Weird arc length question

1. Mar 17, 2005

JonF

I want to find two functions f(n,x) and g(n,x) such that f(n,x)sin(g(n,x)) always has a constant arc length over some interval [a,b]. Where n increases the amplitude but decreases the period.

Any suggestions?

Last edited: Mar 17, 2005
2. Mar 17, 2005

arildno

Well, you've got the trivial choice $$f(n,x)=\frac{1}{\sin(g(n,x)}$$

In the general case, the arc-length will be a function of "n".
Can you set up a differential equation for f and g which ensures that the arc-length is just the constant function?

3. Mar 17, 2005

JonF

I did set up a DE. That’s how I know they have to be f(n,x) not just f(n)

If they were…
$$f(x) = g(n)sin(x*p(n))$$
$$f’(x) = g(n)p(n)cos(x*p(n))$$

So arch length is:

$$\int_{0}^{1} \sqrt{{1+ (g(n)p(n)cos(p(n)) )^2} dx =c$$

Differentiate
1+ (g(n)p(n)cos(p(n)))^2 – (1+ (g(n)p(n))^2) = 0

(g(n)p(n)cos(p(n)))^2 = (g(n)p(n))^2)

cos(p(n)) = 1

p(n) = 0

So I know if they were just functions of just n it would be trivial.
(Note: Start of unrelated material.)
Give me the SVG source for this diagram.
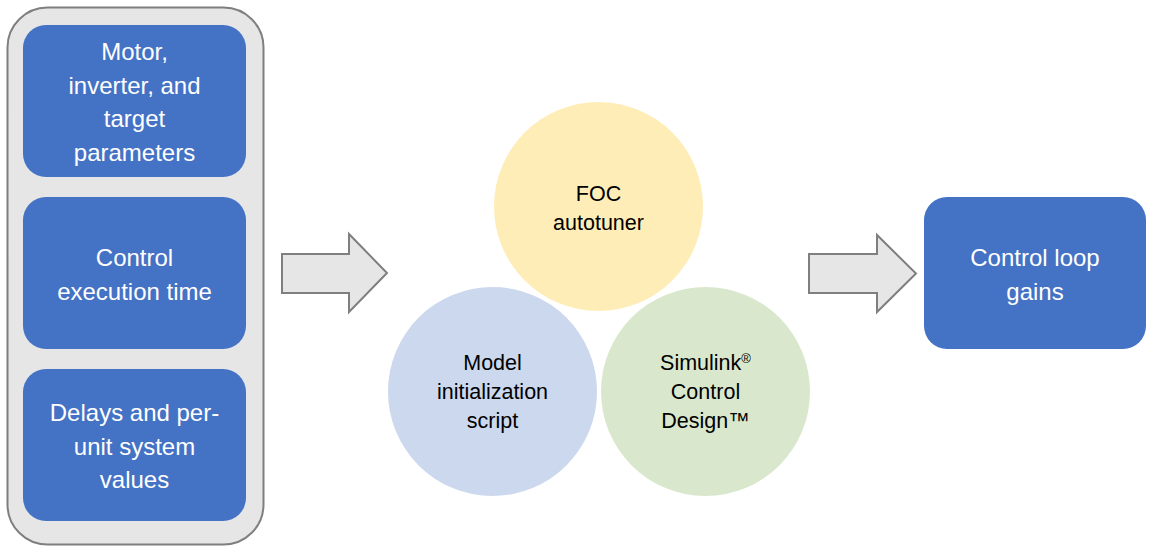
<svg xmlns="http://www.w3.org/2000/svg" width="1151" height="551" viewBox="0 0 1151 551">
<style>
.box{fill:#4472c4;}
.wt{fill:#ffffff;font-family:"Liberation Sans",Arial,sans-serif;font-size:24px;text-anchor:middle;}
.bt{fill:#000000;font-family:"Liberation Sans",Arial,sans-serif;font-size:21.5px;text-anchor:middle;}
.arrow{fill:#e6e6e6;stroke:#7f7f7f;stroke-width:2;}
</style>
<rect width="1151" height="551" fill="#ffffff"/>
<g id="container">
<rect x="7.5" y="7.5" width="256" height="537" rx="40" ry="40" fill="#e6e6e6" stroke="#7f7f7f" stroke-width="2"/>
</g>
<g id="box-motor">
<rect class="box" x="23" y="25" width="223" height="152" rx="23" ry="23"/>
<text class="wt"><tspan x="134.5" y="60">Motor,</tspan><tspan x="134.5" y="94">inverter, and</tspan><tspan x="134.5" y="127">target</tspan><tspan x="134.5" y="161">parameters</tspan></text>
</g>
<g id="box-control">
<rect class="box" x="23" y="197" width="223" height="152" rx="23" ry="23"/>
<text class="wt"><tspan x="134.5" y="266">Control</tspan><tspan x="134.5" y="300">execution time</tspan></text>
</g>
<g id="box-delays">
<rect class="box" x="23" y="369" width="223" height="152" rx="23" ry="23"/>
<text class="wt"><tspan x="134.5" y="421">Delays and per-</tspan><tspan x="134.5" y="455">unit system</tspan><tspan x="134.5" y="488">values</tspan></text>
</g>
<g id="circle-foc">
<circle cx="598.5" cy="206.5" r="104.5" fill="#ffedb8"/>
<text class="bt"><tspan x="598.5" y="200.5">FOC</tspan><tspan x="598.5" y="229.5">autotuner</tspan></text>
</g>
<g id="circle-model">
<circle cx="492.5" cy="391.5" r="104.5" fill="#ccd8ee"/>
<text class="bt"><tspan x="492.5" y="369.5">Model</tspan><tspan x="492.5" y="398.5">initialization</tspan><tspan x="492.5" y="427.5">script</tspan></text>
</g>
<g id="circle-simulink">
<circle cx="705.5" cy="391.5" r="104.5" fill="#d9e8cc"/>
<text class="bt"><tspan x="705.5" y="369.5">Simulink<tspan font-size="13" baseline-shift="super">®</tspan></tspan><tspan x="705.5" y="398.5">Control</tspan><tspan x="705.5" y="427.5">Design™</tspan></text>
</g>
<g id="box-gains">
<rect class="box" x="924" y="197" width="222" height="152" rx="23" ry="23"/>
<text class="wt"><tspan x="1035" y="266">Control loop</tspan><tspan x="1035" y="300">gains</tspan></text>
</g>
<g id="connectors">
<polygon class="arrow" points="282,254 349,254 349,234 387,273 349,312 349,293 282,293"/>
<polygon class="arrow" points="809,254 877,254 877,235 916,273.5 877,312 877,293 809,293"/>
</g>
</svg>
For functions of x and n (possibly I will need to put a and b in there also) I know how to set up the de, no clue how to solve it.

4. Mar 17, 2005

Crosson

Have you already tried seperation of variables to transform your partial DE into an ordinary DE?

What I mean is assume g(x,n) = X(x)*N(n).